Caribbean Sea Migration Collection
Caribbean migration by sea is a trademark of the region's human mobility often shaped by the political and social conditions of the home countries. Many push and pull factors influence people's decisions to venture in dangerous sea crossings to the US as has been portrayed in the media. Overflowing pateras, makeshift boats, and human smuggling are some of the examples that have recently come to light, however, due to nature of these voyages and the loss of life at sea most of these events are untraceable and unaccounted for. The Caribbean Sea Collection recovers the documented history of these migrants. The collection is hosted by the David M. Rubenstein Rare Book & Manuscript Library at Duke University and gathers "materials related to Cuban, Dominican and Haitian maritime migration from 1965-1996, including camps at the U.S. Naval Station, Guantanamo Bay, Cuba, 1991-1996."

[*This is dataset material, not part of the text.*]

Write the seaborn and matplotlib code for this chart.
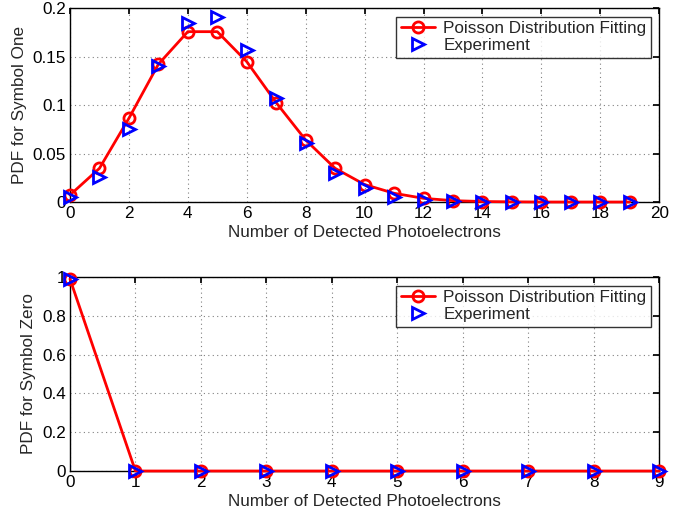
import matplotlib
matplotlib.use("Agg")
import matplotlib.pyplot as plt
import seaborn as sns
import pandas as pd

sns.set_theme(style="white")
plt.rcParams['font.family'] = ['Liberation Sans', 'DejaVu Sans']

# Symbol one data
x_one = list(range(20))
poisson_one = [0.0072, 0.0347, 0.0863, 0.142, 0.1756, 0.1756, 0.1447, 0.1024, 0.0639, 0.0347,
               0.018, 0.009, 0.0038, 0.0014, 0.0005, 0.0002, 0.0, 0.0, 0.0, 0.0]
exp_one = [0.005, 0.026, 0.075, 0.140, 0.185, 0.191, 0.157, 0.107, 0.061, 0.030,
           0.014, 0.0055, 0.002, 0.001, 0.0, 0.0, 0.0, 0.0, 0.0, 0.0]

# Symbol zero data
x_zero = list(range(10))
poisson_zero = [0.99, 0, 0, 0, 0, 0, 0, 0, 0, 0]
exp_zero = [0.99, 0, 0, 0, 0, 0, 0, 0, 0, 0]

xlabel = "Number of Detected Photoelectrons"
labels = ["Poisson Distribution Fitting", "Experiment"]

FS = 12.3

fig = plt.figure(figsize=(6.86, 5.16), dpi=100)
ax1 = fig.add_axes([0.102, 0.6085, 0.859, 0.376])
ax2 = fig.add_axes([0.102, 0.0872, 0.859, 0.376])

def draw(ax, x, p, e, xlim, ylim, xticks, yticks, yticklabels, ylabel):
    df = pd.DataFrame({"x": x, "p": p, "e": e})
    sns.lineplot(data=df, x="x", y="p", ax=ax, color="red", lw=2, marker="o",
                 markersize=8, markerfacecolor="none", markeredgecolor="red",
                 markeredgewidth=2, label=labels[0], zorder=3, clip_on=False)
    sns.lineplot(data=df, x="x", y="e", ax=ax, color="blue", linestyle="", marker=">",
                 markersize=8.5, markerfacecolor="none", markeredgecolor="blue",
                 markeredgewidth=2, label=labels[1], zorder=4, clip_on=False)
    ax.set_xlim(*xlim)
    ax.set_ylim(*ylim)
    ax.set_xticks(xticks)
    ax.set_yticks(yticks)
    ax.set_yticklabels(yticklabels)
    ax.grid(True, linestyle=(0, (1, 3)), color="#808080", lw=0.8)
    ax.tick_params(direction="in", length=4, labelsize=FS, colors="black",
                   top=True, right=True, pad=3)
    for s in ax.spines.values():
        s.set_color("black")
        s.set_linewidth(1)
        s.set_visible(True)
        s.set_zorder(2)
    ax.set_xlabel(xlabel, fontsize=FS, labelpad=3)
    ax.set_ylabel(ylabel, fontsize=FS, labelpad=4)
    leg = ax.legend(loc="upper right", fontsize=FS, frameon=True, fancybox=False,
                    edgecolor="black", borderpad=0.25, handlelength=2.0,
                    handletextpad=0.5, labelspacing=0.15, borderaxespad=0.5)
    leg.get_frame().set_linewidth(1)
    leg.set_zorder(10)

draw(ax1, x_one, poisson_one, exp_one, (0, 20), (0, 0.2), range(0, 21, 2),
     [0, 0.05, 0.1, 0.15, 0.2], ["0", "0.05", "0.1", "0.15", "0.2"], "PDF for Symbol One")
draw(ax2, x_zero, poisson_zero, exp_zero, (0, 9), (0, 1), range(0, 10),
     [0, 0.2, 0.4, 0.6, 0.8, 1], ["0", "0.2", "0.4", "0.6", "0.8", "1"], "PDF for Symbol Zero")

fig.savefig("out.png", dpi=100)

The resources found in this archive offer a close look at migration trends, practices, and life experiences related to official and unofficial responses to the humanitarian crisis product of Caribbean migration by sea into the US. The sources in the collection can support classroom topics that address migrant and refugee issues, particularly via personal experiences revealed through drawings and oral histories. Of particular interest is the "El Bravo" newspaper created by Cuban rafters at the Guantanamo Bravo Refugee Camp while they waited for the US immigration services to resolve their migratory status. The paper was written and illustrated by hand and copied for distribution. Even though that "El Bravo" features articles predominantly in Spanish, the newspaper's illustrations are valuable sources in the analysis and interpretation of the social and cultural circumstances experienced by the refugees.
The collection includes over 830 subsections comprised of photographs, newspapers, correspondence, official records, and oral histories. The platform's search tools include key word searches and refining options including date, format, subject, and language (Spanish, English and Haitian Creole). It is important to note that the site includes a disclaimer due to the potentially harmful language and sensitive subject matter contained in the collection, it is recommended that the resources be used by setting them in the appropriate historical and social context.